→ **What is needed**
Go through the material and pull out every line with the string "that" in it.
start Listed records
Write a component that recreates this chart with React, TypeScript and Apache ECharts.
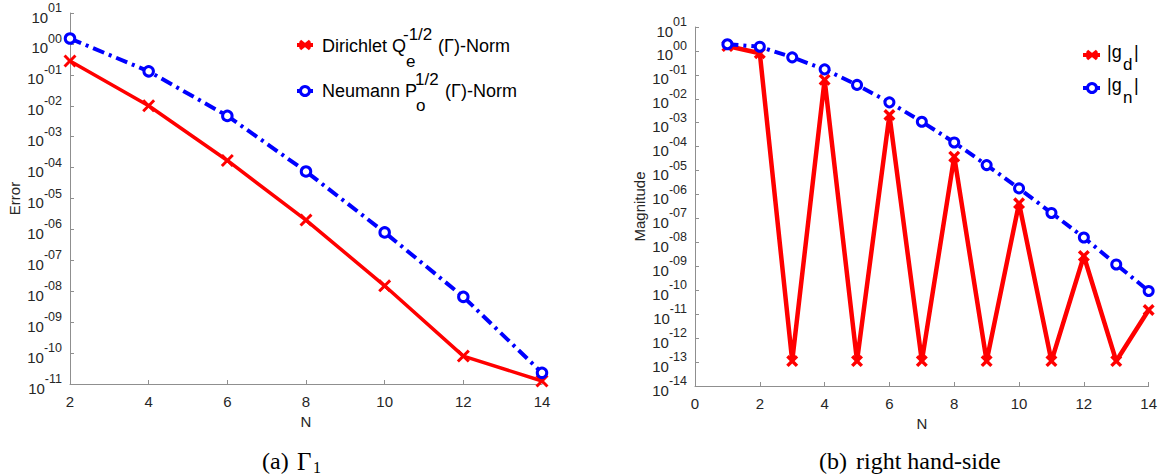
end Listed records
start Listed records
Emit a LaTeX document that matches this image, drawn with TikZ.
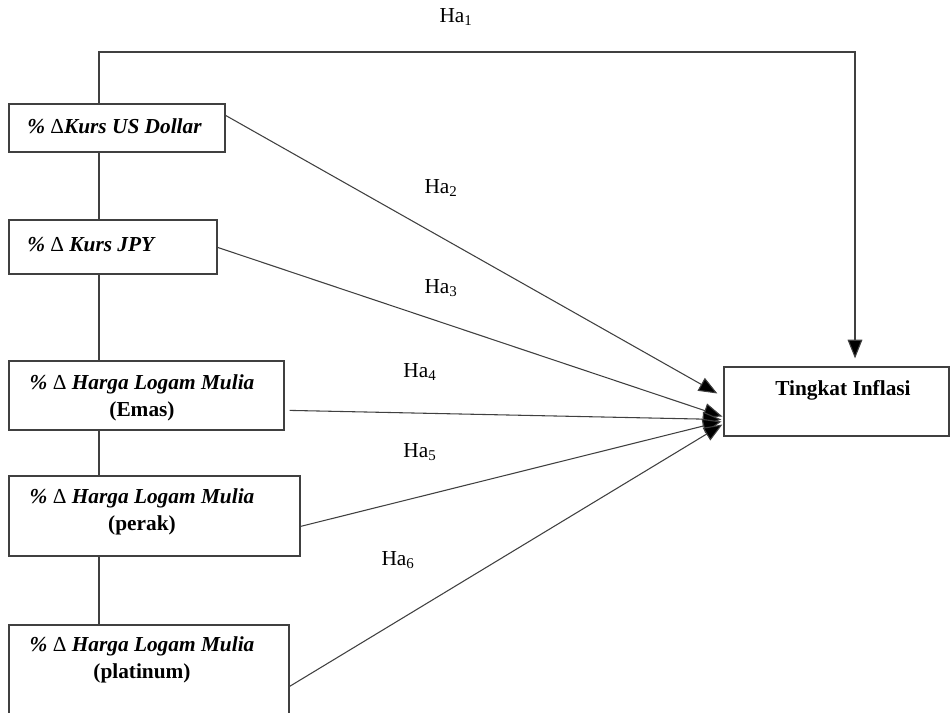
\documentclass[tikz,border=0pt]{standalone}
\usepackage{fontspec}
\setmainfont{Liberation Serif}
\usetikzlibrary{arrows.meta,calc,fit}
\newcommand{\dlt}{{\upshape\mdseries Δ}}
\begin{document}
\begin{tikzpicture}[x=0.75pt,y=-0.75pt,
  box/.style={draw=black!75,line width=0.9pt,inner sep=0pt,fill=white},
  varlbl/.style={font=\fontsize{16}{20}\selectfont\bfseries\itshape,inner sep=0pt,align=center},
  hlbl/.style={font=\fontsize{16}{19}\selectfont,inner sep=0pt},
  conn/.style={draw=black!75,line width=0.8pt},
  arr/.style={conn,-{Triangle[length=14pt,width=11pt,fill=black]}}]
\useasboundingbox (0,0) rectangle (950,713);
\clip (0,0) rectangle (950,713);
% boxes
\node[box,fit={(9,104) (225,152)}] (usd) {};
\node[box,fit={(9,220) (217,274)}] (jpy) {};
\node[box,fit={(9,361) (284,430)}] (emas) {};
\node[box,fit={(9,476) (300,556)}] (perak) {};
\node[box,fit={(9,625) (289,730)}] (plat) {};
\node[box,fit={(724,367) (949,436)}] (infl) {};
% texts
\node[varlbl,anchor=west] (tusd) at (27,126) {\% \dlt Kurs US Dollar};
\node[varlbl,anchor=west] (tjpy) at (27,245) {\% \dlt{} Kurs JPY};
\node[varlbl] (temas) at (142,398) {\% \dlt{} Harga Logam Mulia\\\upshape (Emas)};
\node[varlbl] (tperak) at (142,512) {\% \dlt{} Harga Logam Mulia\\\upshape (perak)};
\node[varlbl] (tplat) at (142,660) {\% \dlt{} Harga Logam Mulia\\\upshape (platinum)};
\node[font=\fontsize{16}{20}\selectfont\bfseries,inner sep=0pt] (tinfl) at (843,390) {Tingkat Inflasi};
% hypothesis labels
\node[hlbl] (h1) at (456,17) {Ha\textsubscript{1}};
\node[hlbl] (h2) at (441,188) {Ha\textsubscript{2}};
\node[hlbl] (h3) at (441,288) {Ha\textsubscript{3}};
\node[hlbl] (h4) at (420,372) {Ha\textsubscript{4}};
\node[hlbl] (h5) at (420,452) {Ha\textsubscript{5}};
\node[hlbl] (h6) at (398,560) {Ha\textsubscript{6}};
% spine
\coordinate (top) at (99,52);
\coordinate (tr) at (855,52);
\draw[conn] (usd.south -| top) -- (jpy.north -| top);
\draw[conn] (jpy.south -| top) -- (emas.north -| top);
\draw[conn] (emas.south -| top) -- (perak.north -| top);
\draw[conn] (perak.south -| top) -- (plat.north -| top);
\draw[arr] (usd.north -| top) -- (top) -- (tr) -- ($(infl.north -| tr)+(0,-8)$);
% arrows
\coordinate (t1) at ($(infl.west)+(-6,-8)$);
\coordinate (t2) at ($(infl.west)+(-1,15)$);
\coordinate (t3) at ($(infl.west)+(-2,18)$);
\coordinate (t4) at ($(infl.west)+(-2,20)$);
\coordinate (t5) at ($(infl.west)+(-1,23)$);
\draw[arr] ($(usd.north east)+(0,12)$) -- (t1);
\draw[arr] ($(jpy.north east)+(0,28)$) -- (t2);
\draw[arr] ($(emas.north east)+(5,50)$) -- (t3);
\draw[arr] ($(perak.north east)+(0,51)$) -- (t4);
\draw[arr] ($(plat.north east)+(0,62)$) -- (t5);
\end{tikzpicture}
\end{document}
end Listed records
→ **Worked solution**
Write a component that recreates this chart with React, TypeScript and Apache ECharts.
Emit a LaTeX document that matches this image, drawn with TikZ.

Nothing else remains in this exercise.